On Insider Trading on Tuesday night, or Muzzin Day plus one, the talk turned to the negotiations for the Auston Matthews contract extension.
There have been several reports before now that Matthews and/or the Leafs want a shorter-term deal. This was reiterated again by Bob McKenzie, and he added the following:
“There is reason to believe they are making some notable progress.” He also explained that no public statements have been made by either side, and that there is a chance the deal will get done before the trade deadline, which is February 25.
McKenzie says he thinks an eight-year deal for Matthews would be in the $12.5 - $13.5 million range. The shorter deal would be more like Tavares’s contract plus or minus half a million or so.
If that speculation on money is accurate, and it’s not hard to believe that a first overall centre would believe he should command that much, then it does make sense for the Leafs to make this shorter deal. There is always risk to a player in taking less than full term, but also the potential of reward. If Matthews agents assume the cap will rise over the next five or six years, his second big contract could be very big indeed.
The closest comparables to Matthews are Connor McDavid who is on an eight by $12.5 million deal (15.72 per cent of the cap in the first year) and Jack Eichel who is on an eight by $10 million deal (12.57 per cent).
Scrolling back through the draft classes, there are very few recent top picks who did not take a seven- or eight-year deal coming of their ELC.
The most notable is Nail Yakupov, the 2012 first overall, but that wasn’t due to financial consideration.
The next first overall who didn’t go for the max, as you work back in time, is John Tavares. He took a six-year deal in 2011 that paid him $5.5 million AAV. His second big deal doubled that. At the time he took the deal the salary cap was $64.3 million for 2011-2012. His first contract works out to 8.55 per cent of the cap, which is absurdly low for a franchise centre.
The salary cap for next year is projected to be around $83 million, so 8.55 per cent of that is just over $7 million, or William Nylander’s deal. Matthews, if we’re using McKenzie’s numbers, is looking for more like 13 per cent of the cap on a shorter term or 15 per cent on a longer.
Now, when you talk cap percentages, you remove the differences due to inflation, but only at the point of the first year.

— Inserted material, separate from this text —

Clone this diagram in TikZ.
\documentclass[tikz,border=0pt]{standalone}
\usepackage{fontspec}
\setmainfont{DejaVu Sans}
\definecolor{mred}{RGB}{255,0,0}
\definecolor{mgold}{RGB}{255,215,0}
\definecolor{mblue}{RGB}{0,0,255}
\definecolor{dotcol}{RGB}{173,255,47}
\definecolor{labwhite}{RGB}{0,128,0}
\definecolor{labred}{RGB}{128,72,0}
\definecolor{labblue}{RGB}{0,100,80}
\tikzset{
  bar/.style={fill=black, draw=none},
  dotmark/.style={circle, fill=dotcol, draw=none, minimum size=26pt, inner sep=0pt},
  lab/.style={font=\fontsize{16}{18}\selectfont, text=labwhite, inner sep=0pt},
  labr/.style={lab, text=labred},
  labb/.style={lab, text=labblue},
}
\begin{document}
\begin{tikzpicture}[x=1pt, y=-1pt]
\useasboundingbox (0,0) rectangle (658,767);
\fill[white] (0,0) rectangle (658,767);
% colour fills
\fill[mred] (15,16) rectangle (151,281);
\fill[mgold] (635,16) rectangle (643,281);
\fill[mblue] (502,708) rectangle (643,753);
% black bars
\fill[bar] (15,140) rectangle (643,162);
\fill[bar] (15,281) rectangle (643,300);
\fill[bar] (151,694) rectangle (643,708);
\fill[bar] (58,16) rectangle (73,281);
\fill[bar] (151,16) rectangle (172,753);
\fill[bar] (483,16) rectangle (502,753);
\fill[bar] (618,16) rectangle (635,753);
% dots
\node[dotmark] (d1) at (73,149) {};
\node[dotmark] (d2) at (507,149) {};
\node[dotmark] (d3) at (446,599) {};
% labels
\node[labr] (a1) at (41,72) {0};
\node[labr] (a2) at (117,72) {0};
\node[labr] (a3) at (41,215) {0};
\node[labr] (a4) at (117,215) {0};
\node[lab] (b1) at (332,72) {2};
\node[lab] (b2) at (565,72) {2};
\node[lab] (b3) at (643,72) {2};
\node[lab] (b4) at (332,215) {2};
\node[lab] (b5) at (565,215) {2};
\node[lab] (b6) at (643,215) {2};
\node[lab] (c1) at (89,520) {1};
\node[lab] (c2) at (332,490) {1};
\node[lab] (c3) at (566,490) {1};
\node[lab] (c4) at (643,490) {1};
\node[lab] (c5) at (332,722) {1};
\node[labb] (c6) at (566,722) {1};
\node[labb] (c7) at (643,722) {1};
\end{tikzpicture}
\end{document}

In 2011, the cap jumped up by a hefty amount, fuelled in part by a new NBC television deal.
The salary cap was actually very stable after Tavares signed, with a lockout the next year creating a prorated cap on the full year that was an increase, but it dropped right back down to $64.3 million in 2013-2014.

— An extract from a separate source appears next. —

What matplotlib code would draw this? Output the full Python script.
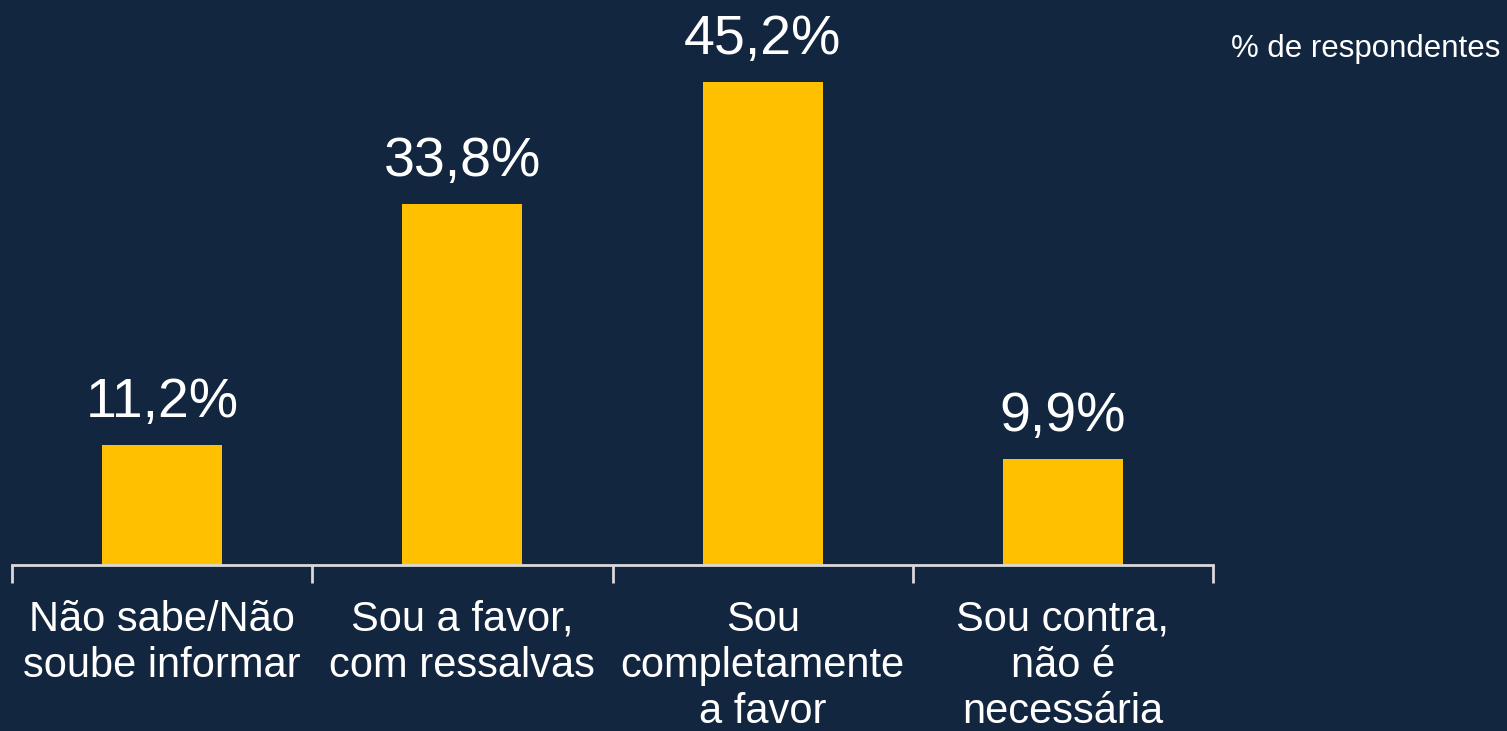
import numpy as np
import matplotlib.pyplot as plt

categories = ["Não sabe/Não\nsoube informar", "Sou a favor,\ncom ressalvas",
              "Sou\ncompletamente\na favor", "Sou contra,\nnão é\nnecessária"]
values = [11.2, 33.8, 45.2, 9.9]
value_labels = ["11,2%", "33,8%", "45,2%", "9,9%"]

bg = "#13263F"
bar_color = "#FFC000"

plt.rcParams['font.family'] = ['Liberation Sans', 'DejaVu Sans']

fig = plt.figure(figsize=(15.07, 7.31), dpi=100, facecolor=bg)
ax = fig.add_axes([12 / 1507, 1 - 565 / 731, 1201 / 1507, 565 / 731])
ax.set_facecolor(bg)

x = np.arange(len(categories))
ax.bar(x, values, width=0.4, color=bar_color)
ax.set_xlim(-0.5, len(categories) - 0.5)
ax.set_ylim(0, 52.85)

for xi, v, lab in zip(x, values, value_labels):
    ax.text(xi, v + 1.5, lab, ha='center', va='bottom', color='white', fontsize=40)

for s in ['top', 'right', 'left']:
    ax.spines[s].set_visible(False)
ax.spines['bottom'].set_color('#D9D9D9')
ax.spines['bottom'].set_linewidth(2)
ax.set_yticks([])

# boundaries get the ticks, centres get the labels
ax.set_xticks(np.arange(len(categories) + 1) - 0.5)
ax.set_xticklabels([])
ax.tick_params(axis='x', which='major', length=13, width=2, color='#D9D9D9', direction='out')
ax.set_xticks(x, minor=True)
ax.set_xticklabels(categories, minor=True, color='white', fontsize=30, linespacing=1.19)
ax.tick_params(axis='x', which='minor', length=0, pad=25)

fig.text(1500 / 1507, 1 - 49 / 731, "% de respondentes", ha='right', va='center',
         color='white', fontsize=22.5)

fig.savefig('out.png', dpi=100, facecolor=bg)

The NBC television deal was signed in early 2011 before Tavares signed his first contract, and it was a 10-year agreement. His agent would have been expecting (correctly) fairly flat cap growth in the future at the time the deal was done, but it was still a very low AAV, and a gift to the Islanders.
The constant creeping up of the cap since 2013 has been fuelled by two things: expansion, which increases the revenue total that is halved to determine the cap ceiling, and the Rogers television deal which saw the NHL increase its revenues substantially.

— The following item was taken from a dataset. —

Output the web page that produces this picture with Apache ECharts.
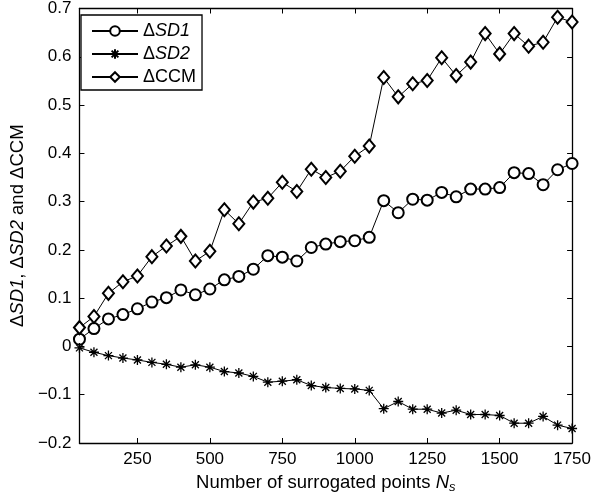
<!DOCTYPE html>
<html>
<head>
<meta charset="utf-8">
<script src="https://cdn.jsdelivr.net/npm/echarts@6/dist/echarts.min.js"></script>
<style>html,body{margin:0;padding:0;background:#fff;}#c{width:594px;height:500px;}</style>
</head>
<body>
<div id="c"></div>
<script>
var xs = [50,100,150,200,250,300,350,400,450,500,550,600,650,700,750,800,850,900,950,1000,1050,1100,1150,1200,1250,1300,1350,1400,1450,1500,1550,1600,1650,1700,1750];
var sd1 = [0.015,0.037,0.057,0.066,0.078,0.092,0.101,0.117,0.107,0.119,0.138,0.145,0.160,0.188,0.185,0.177,0.205,0.212,0.217,0.219,0.226,0.302,0.277,0.305,0.303,0.319,0.310,0.326,0.326,0.329,0.360,0.358,0.335,0.366,0.379];
var sd2 = [-0.003,-0.012,-0.019,-0.024,-0.028,-0.033,-0.037,-0.043,-0.038,-0.043,-0.052,-0.055,-0.062,-0.074,-0.072,-0.069,-0.081,-0.085,-0.087,-0.088,-0.091,-0.129,-0.114,-0.130,-0.130,-0.138,-0.132,-0.141,-0.141,-0.143,-0.159,-0.159,-0.145,-0.163,-0.170];
var ccm = [0.039,0.062,0.110,0.134,0.146,0.186,0.208,0.228,0.177,0.197,0.283,0.254,0.299,0.307,0.340,0.321,0.367,0.350,0.363,0.394,0.415,0.557,0.517,0.544,0.551,0.598,0.561,0.589,0.648,0.606,0.648,0.622,0.630,0.682,0.672];
var xTicks = [250,500,750,1000,1250,1500,1750];
var seriesNames = ['ΔSD1','ΔSD2','ΔCCM'];

var FONT = "'Liberation Sans', Arial, Helvetica, sans-serif";
var FS = 17;
var NFS = 18.5;
var LFS = 18;
function pairs(ys){ return xs.map(function(x,i){ return [x, ys[i]]; }); }
var star = 'path://M5,0L5,10M0,5L10,5M1.5,1.5L8.5,8.5M1.5,8.5L8.5,1.5';
var chart = echarts.init(document.getElementById('c'), null, {renderer:'canvas'});
var axisLine = {show:true, onZero:false, lineStyle:{color:'#000', width:1.3}};
var tick = {show:true, inside:true, length:5, lineStyle:{color:'#000', width:1}};
chart.setOption({
  animation:false,
  backgroundColor:'#fff',
  textStyle:{fontFamily:FONT, color:'#000'},
  grid:{left:72, right:20, top:8, bottom:57, containLabel:false},
  legend:{
    orient:'vertical', left:81, top:15,
    padding:[7,6,4,10], itemGap:5, itemWidth:46, itemHeight:12,
    borderColor:'#000', borderWidth:1.3, backgroundColor:'#fff',
    data:seriesNames,
    formatter:function(n){ var t = n.replace('Δ',''); return t==='CCM' ? '{d|Δ}{n|CCM}' : '{d|Δ}{i|'+t+'}'; },
    textStyle:{fontFamily:FONT, fontSize:LFS, color:'#000', lineHeight:18,
      rich:{d:{fontFamily:FONT,fontSize:LFS,color:'#000',lineHeight:18}, n:{fontFamily:FONT,fontSize:LFS,color:'#000',lineHeight:18}, i:{fontFamily:FONT,fontSize:LFS,fontStyle:'italic',color:'#000',lineHeight:18}}}
  },
  xAxis:[{
    type:'value', min:50, max:1750, position:'bottom',
    axisLine:axisLine,
    axisTick:Object.assign({customValues:xTicks}, tick),
    axisLabel:{customValues:xTicks, fontFamily:FONT, fontSize:FS, color:'#000', margin:8,
      formatter:function(v){ return String(Math.round(v)); }},
    splitLine:{show:false},
    name:'{n|Number of surrogated points }{i|N}{s|s}',
    nameLocation:'middle', nameGap:30,
    nameTextStyle:{fontFamily:FONT, fontSize:NFS, color:'#000',
      rich:{n:{fontFamily:FONT,fontSize:NFS,color:'#000',verticalAlign:'top',lineHeight:21},
            i:{fontFamily:FONT,fontSize:NFS,fontStyle:'italic',color:'#000',verticalAlign:'top',lineHeight:21},
            s:{fontFamily:FONT,fontSize:13,fontStyle:'italic',color:'#000',verticalAlign:'top',lineHeight:21,padding:[8,0,0,0]}}}
  },{
    type:'value', min:50, max:1750, position:'top',
    axisLine:axisLine,
    axisTick:Object.assign({customValues:xTicks}, tick),
    axisLabel:{show:false}, splitLine:{show:false}
  }],
  yAxis:[{
    type:'value', min:-0.2, max:0.7, interval:0.1, position:'left',
    axisLine:axisLine, axisTick:tick,
    axisLabel:{fontFamily:FONT, fontSize:FS, color:'#000', margin:8,
      formatter:function(v){ if(Math.abs(v)<1e-9) return '0'; return (v<0?'\u2212':'') + Math.abs(v).toFixed(1); }},
    splitLine:{show:false},
    name:'{d|Δ}{i|SD1}{n|, Δ}{i|SD2}{n| and ΔCCM}',
    nameLocation:'middle', nameGap:46, nameRotate:90,
    nameTextStyle:{fontFamily:FONT, fontSize:NFS, color:'#000',
      rich:{d:{fontFamily:FONT,fontSize:NFS,color:'#000'}, n:{fontFamily:FONT,fontSize:NFS,color:'#000'}, i:{fontFamily:FONT,fontSize:NFS,fontStyle:'italic',color:'#000'}}}
  },{
    type:'value', min:-0.2, max:0.7, interval:0.1, position:'right',
    axisLine:axisLine, axisTick:tick, axisLabel:{show:false}, splitLine:{show:false}
  }],
  series:[
    {name:seriesNames[0], type:'line', data:pairs(sd1), symbol:'emptyCircle', symbolSize:11,
     lineStyle:{color:'#000', width:1}, itemStyle:{color:'#000', borderColor:'#000', borderWidth:1}},
    {name:seriesNames[1], type:'line', data:pairs(sd2), symbol:star, symbolSize:10,
     lineStyle:{color:'#000', width:1}, itemStyle:{color:'#000', borderColor:'#000', borderWidth:1.3}},
    {name:seriesNames[2], type:'line', data:pairs(ccm), symbol:'emptyDiamond', symbolSize:[11,13],
     lineStyle:{color:'#000', width:1}, itemStyle:{color:'#000', borderColor:'#000', borderWidth:1}}
  ]
});
</script>
</body>
</html>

Expansion is continuing and the NBC deal comes up for renewal after the 2020-2021 season. The expectation is that that deal will be a large increase, based mostly on the ratings for the recent playoffs on NBC, and that will cause the cap to rise, potentially at a higher rate than it is now.
A smart agent will bet on the cap going up enough that by the time a five- or six-year deal is up, his client will get much, much more. Not necessarily double like Tavares did, but more. That’s enough to override the status and security of an eight-year deal and make a player want to play a different kind of gamble.
The Leafs, of course, have a second motive beyond their cap concerns next year for favouring a shorter deal. They also want to curb the inflationary effect on Mitch Marner’s contract that a monster Matthews deal could have.
Steven Stamkos took a five-year deal, and then re-signed for a modest $1 million raise.
Two other players who took five-year deals at first were Patrick Kane and Sidney Crosby. Kane got a raise on his second deal, but Sid is Sid and he’s been paid $8.7 million AAV since the day he came off his ELC.
Tavares is the odd man out because he’s the only player here who moved teams. And that is the way to get the most money. Stamkos chose differently, Crosby was never a question, and most players of this calibre never change teams. If this rumoured shorter deal happens, in five or six years, Matthews will decide what to do based on who he is then. Trust me, right now, he can’t imagine that man, and any plans he has now are just fantasies.
The Leafs will decide as well, based on who they are then. And anything can happen between now and then that might change how everyone feels about where their interests lie.
In the meantime, those numbers are a bucket of ice cold water on anyone’s fantasy trading to further revamp the defence corps. Some kind of hard decision will need to be made next summer to figure out who fits under the cap and who doesn’t once Matthews and Marner’s numbers are known. There is more than one path to get under that cap, and anyone who tells you it can’t be done, has forgotten that it has to be done.
For any other player out there thinking they’d like a job on the Leafs, they need to be willing to take a really low salary. Next year’s July 1 free agent frenzy is going to be boring around here.